> _THE TASK_
Count the lines in the entries below that include the word "chart". Give nothing but the number.

> _TASK INPUT_
— Start —

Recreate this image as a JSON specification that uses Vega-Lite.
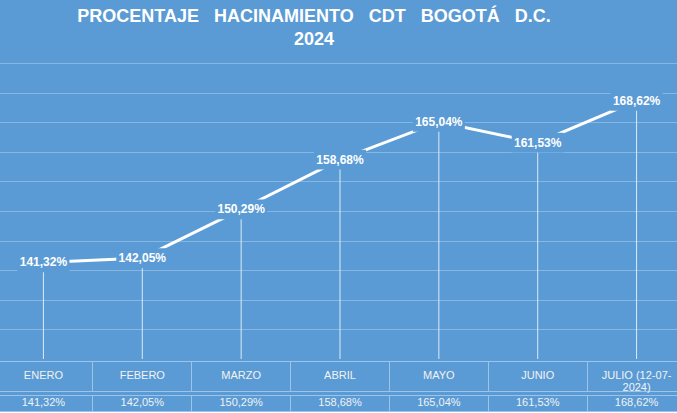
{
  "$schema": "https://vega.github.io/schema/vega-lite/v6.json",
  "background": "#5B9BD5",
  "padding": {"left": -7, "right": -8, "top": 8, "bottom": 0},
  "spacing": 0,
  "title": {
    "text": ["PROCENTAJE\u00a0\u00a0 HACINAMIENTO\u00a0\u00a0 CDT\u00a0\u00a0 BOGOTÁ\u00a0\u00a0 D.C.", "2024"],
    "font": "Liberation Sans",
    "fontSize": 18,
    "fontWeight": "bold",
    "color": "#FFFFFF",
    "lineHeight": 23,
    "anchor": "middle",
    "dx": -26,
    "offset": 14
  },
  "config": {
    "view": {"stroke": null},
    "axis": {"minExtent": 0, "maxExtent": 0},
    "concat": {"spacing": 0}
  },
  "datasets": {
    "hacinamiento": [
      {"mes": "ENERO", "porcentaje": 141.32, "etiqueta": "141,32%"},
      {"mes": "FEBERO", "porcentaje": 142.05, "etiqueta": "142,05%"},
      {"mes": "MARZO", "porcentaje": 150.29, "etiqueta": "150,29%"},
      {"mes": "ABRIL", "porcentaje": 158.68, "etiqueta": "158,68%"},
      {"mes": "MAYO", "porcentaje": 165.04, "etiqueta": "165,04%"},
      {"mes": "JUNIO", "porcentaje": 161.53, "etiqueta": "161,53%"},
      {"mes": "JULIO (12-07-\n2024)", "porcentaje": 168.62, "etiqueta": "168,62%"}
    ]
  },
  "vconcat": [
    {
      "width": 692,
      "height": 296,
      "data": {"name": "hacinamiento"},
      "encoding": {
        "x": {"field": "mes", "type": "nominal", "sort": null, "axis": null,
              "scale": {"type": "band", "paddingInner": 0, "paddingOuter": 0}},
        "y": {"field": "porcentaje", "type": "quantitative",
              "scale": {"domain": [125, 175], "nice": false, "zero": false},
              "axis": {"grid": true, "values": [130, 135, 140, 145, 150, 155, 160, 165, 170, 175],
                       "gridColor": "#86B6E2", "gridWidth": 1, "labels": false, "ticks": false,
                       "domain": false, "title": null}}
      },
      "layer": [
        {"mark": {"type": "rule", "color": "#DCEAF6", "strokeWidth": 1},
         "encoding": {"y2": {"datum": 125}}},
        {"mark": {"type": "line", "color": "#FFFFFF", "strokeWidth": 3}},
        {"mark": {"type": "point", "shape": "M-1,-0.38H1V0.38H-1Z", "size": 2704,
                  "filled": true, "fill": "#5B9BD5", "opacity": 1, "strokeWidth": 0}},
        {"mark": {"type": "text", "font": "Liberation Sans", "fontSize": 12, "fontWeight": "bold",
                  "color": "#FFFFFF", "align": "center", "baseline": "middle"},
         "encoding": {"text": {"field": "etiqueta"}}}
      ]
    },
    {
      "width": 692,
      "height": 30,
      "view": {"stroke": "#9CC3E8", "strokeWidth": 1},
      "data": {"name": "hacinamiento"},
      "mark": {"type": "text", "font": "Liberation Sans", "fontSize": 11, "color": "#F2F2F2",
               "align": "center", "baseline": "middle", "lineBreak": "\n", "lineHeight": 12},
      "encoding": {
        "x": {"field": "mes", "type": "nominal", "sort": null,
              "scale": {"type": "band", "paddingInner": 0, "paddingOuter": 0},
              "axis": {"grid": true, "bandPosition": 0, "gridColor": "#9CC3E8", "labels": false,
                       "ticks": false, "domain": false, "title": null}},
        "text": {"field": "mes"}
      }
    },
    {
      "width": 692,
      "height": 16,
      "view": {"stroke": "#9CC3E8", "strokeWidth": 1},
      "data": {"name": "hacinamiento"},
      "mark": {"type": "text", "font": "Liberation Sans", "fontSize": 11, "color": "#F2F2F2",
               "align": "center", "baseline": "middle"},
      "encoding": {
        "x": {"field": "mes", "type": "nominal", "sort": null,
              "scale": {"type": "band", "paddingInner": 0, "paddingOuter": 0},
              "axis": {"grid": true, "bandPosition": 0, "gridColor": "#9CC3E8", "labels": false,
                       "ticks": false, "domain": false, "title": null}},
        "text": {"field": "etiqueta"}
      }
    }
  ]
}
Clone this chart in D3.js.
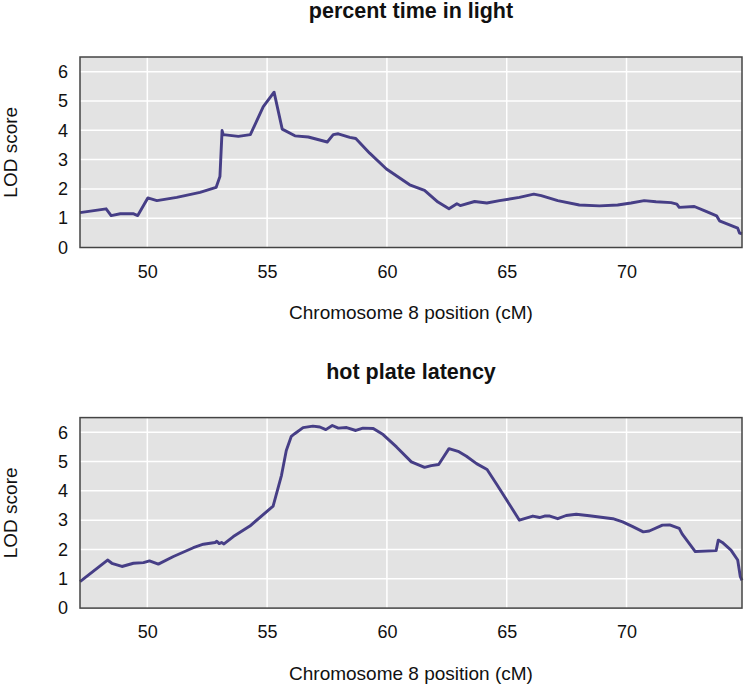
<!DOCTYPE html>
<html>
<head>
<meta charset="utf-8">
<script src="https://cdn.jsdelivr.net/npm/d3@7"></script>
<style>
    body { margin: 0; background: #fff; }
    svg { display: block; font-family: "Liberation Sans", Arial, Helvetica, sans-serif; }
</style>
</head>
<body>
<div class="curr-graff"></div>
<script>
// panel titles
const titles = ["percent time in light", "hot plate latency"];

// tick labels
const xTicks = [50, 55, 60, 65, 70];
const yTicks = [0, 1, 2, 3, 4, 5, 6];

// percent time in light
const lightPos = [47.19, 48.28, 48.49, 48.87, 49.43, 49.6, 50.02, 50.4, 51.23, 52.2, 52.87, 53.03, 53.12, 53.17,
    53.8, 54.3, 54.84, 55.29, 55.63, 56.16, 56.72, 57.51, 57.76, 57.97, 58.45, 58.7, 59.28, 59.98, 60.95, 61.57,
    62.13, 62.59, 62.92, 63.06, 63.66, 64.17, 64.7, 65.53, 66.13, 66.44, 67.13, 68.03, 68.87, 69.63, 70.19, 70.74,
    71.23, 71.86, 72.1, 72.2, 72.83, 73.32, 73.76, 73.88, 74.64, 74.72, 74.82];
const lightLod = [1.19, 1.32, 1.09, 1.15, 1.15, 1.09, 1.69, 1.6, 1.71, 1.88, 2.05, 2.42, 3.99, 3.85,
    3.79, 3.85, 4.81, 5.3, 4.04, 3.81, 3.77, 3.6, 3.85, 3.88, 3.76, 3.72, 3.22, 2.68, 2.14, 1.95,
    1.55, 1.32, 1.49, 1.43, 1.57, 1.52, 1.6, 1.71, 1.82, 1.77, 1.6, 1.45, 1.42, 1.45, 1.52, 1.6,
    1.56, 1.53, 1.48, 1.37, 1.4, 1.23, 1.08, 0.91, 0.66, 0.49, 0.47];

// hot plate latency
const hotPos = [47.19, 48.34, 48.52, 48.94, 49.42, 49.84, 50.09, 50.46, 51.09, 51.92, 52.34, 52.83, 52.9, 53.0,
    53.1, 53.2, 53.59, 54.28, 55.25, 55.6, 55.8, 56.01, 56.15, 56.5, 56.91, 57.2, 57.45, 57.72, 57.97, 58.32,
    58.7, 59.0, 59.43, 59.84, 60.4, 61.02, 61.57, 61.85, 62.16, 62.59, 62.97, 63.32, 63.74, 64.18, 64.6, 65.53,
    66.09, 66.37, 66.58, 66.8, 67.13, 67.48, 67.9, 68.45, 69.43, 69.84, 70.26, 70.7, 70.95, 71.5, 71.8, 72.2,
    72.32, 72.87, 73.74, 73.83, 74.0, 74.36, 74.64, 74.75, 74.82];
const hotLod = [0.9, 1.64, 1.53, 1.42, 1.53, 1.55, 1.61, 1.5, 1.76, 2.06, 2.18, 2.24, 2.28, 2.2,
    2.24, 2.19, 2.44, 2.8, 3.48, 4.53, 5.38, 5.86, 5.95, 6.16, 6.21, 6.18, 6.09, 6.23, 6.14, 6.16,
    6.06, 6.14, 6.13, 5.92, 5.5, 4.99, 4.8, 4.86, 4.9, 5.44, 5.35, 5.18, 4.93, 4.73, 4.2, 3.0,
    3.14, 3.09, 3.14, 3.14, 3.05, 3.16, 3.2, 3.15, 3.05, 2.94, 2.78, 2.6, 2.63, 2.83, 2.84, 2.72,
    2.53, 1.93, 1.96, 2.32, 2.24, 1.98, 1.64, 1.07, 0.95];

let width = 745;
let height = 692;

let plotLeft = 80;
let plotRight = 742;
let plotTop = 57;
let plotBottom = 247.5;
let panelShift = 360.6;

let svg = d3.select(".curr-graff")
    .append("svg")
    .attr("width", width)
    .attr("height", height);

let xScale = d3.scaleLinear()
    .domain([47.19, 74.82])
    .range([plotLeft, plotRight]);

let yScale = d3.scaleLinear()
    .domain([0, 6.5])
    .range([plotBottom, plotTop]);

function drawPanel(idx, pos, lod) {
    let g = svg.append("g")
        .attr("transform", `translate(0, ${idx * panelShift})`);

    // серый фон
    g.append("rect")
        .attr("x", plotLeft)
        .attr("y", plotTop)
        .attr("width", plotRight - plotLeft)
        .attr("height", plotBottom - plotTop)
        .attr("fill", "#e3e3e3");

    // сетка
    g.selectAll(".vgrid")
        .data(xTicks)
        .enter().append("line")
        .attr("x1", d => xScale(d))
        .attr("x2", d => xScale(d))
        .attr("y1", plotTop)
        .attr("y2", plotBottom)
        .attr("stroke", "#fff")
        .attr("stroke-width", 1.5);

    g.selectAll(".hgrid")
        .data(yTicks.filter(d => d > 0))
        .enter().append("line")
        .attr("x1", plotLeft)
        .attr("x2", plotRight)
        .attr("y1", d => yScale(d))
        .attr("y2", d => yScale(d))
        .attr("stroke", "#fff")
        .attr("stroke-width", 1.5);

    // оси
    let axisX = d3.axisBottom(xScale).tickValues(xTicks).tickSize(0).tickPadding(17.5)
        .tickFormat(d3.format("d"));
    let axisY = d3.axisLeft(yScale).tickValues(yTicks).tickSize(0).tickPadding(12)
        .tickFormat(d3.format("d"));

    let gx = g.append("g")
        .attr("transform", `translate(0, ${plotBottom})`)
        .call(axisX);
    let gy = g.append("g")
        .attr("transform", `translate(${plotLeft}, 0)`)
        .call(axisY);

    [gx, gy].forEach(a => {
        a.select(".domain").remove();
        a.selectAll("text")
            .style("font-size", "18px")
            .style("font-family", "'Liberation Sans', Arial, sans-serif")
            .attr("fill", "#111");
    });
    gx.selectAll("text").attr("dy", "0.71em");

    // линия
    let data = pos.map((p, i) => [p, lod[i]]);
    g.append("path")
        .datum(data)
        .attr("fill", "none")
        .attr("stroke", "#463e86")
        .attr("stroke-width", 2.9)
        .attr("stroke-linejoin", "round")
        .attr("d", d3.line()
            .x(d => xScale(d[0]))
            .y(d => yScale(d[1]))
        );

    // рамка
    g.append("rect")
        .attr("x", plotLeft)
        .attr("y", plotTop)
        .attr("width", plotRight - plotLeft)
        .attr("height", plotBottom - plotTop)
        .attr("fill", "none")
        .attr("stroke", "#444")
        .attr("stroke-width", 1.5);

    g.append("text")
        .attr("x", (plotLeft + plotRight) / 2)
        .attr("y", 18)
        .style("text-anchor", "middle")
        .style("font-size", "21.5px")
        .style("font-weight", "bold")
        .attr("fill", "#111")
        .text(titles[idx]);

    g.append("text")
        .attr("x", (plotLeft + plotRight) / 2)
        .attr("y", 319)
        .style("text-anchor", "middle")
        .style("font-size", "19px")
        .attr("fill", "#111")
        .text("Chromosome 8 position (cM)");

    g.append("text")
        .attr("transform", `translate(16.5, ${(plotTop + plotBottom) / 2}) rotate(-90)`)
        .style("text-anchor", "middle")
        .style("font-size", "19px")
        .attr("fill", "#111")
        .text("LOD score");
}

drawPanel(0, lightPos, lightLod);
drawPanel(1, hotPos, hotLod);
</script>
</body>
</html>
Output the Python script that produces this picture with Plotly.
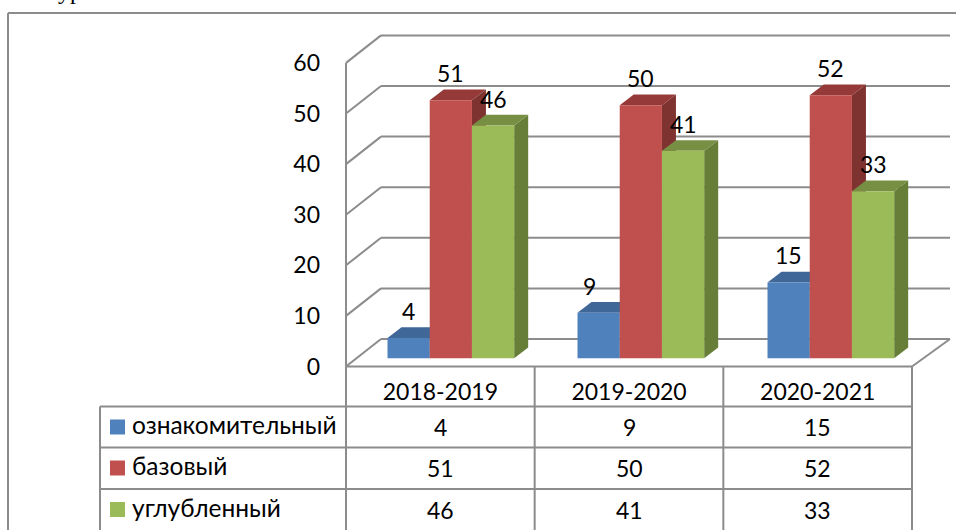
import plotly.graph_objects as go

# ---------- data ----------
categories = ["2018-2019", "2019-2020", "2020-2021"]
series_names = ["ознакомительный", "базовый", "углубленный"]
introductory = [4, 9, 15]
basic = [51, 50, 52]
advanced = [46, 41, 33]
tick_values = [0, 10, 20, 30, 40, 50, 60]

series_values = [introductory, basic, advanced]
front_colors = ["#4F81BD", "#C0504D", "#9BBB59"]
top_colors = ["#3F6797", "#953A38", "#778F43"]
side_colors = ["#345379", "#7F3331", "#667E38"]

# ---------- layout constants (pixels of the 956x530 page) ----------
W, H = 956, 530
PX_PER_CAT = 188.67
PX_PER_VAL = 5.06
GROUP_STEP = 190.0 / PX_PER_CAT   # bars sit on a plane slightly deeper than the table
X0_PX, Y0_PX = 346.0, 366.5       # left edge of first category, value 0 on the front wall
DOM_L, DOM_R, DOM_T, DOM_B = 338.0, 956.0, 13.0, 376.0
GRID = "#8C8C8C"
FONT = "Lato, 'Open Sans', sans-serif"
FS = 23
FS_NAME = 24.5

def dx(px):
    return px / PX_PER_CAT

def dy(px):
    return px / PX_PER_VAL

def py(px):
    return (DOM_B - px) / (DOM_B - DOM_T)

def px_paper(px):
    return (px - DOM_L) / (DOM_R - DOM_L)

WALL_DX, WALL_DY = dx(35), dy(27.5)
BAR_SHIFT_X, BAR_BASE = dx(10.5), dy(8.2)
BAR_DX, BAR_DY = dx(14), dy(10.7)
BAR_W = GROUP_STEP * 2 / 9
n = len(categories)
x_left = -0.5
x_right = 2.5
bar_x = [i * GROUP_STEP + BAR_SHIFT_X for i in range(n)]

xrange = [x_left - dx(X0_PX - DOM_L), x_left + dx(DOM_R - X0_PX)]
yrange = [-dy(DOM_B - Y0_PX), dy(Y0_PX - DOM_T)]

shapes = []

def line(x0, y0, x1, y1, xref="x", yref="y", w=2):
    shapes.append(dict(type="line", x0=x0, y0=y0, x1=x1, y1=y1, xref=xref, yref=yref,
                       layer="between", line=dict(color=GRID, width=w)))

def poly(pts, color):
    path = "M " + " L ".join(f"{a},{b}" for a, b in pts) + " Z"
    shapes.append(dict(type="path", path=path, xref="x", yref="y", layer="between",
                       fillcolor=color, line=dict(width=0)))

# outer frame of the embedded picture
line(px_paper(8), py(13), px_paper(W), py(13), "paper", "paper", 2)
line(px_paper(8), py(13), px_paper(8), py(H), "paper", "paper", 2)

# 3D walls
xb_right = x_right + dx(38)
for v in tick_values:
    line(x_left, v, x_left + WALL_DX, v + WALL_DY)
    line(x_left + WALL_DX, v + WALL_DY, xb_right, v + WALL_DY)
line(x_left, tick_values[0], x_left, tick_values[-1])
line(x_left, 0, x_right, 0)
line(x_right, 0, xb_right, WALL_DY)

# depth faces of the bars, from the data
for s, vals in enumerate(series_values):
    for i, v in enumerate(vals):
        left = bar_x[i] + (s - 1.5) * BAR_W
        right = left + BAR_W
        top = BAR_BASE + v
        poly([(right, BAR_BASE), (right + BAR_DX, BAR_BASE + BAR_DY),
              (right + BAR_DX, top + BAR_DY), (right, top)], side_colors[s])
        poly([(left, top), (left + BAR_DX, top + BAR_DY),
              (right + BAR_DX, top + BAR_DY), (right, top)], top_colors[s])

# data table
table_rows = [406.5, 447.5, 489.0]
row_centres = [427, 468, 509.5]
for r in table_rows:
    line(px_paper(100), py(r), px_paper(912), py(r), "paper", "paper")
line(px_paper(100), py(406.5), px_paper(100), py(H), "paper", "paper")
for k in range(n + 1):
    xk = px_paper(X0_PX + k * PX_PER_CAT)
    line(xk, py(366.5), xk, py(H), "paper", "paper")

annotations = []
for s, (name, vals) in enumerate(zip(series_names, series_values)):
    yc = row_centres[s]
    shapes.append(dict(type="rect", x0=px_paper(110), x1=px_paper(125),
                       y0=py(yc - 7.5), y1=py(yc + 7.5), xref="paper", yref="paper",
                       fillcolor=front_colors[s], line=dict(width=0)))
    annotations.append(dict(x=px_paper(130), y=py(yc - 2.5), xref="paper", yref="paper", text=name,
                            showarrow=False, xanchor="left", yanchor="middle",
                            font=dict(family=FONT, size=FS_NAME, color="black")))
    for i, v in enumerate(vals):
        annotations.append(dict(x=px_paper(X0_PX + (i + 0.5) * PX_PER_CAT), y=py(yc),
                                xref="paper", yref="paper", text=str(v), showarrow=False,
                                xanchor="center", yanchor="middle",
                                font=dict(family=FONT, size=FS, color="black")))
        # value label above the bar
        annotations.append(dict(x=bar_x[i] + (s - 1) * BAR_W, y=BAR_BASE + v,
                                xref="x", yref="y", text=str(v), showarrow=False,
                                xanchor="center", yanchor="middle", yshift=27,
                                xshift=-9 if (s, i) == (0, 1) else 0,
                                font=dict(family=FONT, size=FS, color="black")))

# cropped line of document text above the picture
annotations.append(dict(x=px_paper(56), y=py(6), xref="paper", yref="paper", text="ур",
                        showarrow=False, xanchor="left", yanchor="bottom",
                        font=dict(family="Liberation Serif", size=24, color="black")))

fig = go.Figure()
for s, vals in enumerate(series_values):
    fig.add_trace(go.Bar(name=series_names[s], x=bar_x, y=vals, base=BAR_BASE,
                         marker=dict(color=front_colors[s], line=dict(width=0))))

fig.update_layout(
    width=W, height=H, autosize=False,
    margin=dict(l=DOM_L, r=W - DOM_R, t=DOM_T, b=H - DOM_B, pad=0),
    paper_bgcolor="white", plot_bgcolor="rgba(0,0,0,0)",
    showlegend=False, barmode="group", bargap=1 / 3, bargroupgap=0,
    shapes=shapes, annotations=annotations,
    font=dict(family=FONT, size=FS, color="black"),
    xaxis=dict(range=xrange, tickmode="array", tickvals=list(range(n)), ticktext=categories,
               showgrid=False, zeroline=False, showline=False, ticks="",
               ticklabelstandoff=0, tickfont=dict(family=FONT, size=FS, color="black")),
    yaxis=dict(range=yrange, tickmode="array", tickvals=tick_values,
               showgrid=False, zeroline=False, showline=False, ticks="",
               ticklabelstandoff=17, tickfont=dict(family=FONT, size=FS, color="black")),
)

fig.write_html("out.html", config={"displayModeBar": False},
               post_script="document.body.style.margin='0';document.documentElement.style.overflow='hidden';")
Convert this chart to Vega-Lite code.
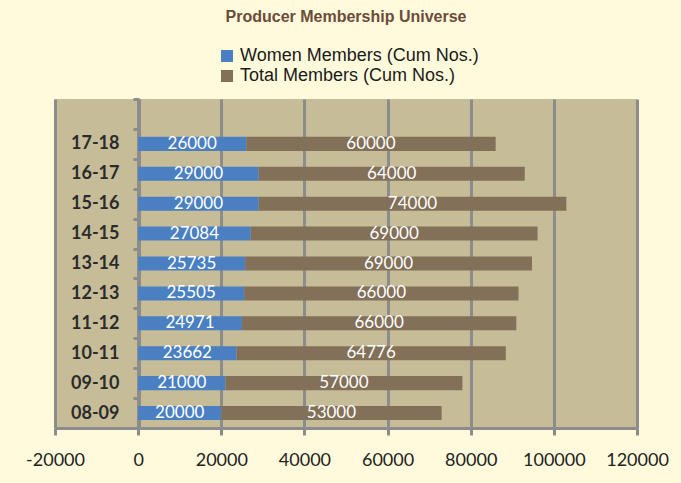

— End —

> _TASK RESPONSE_
2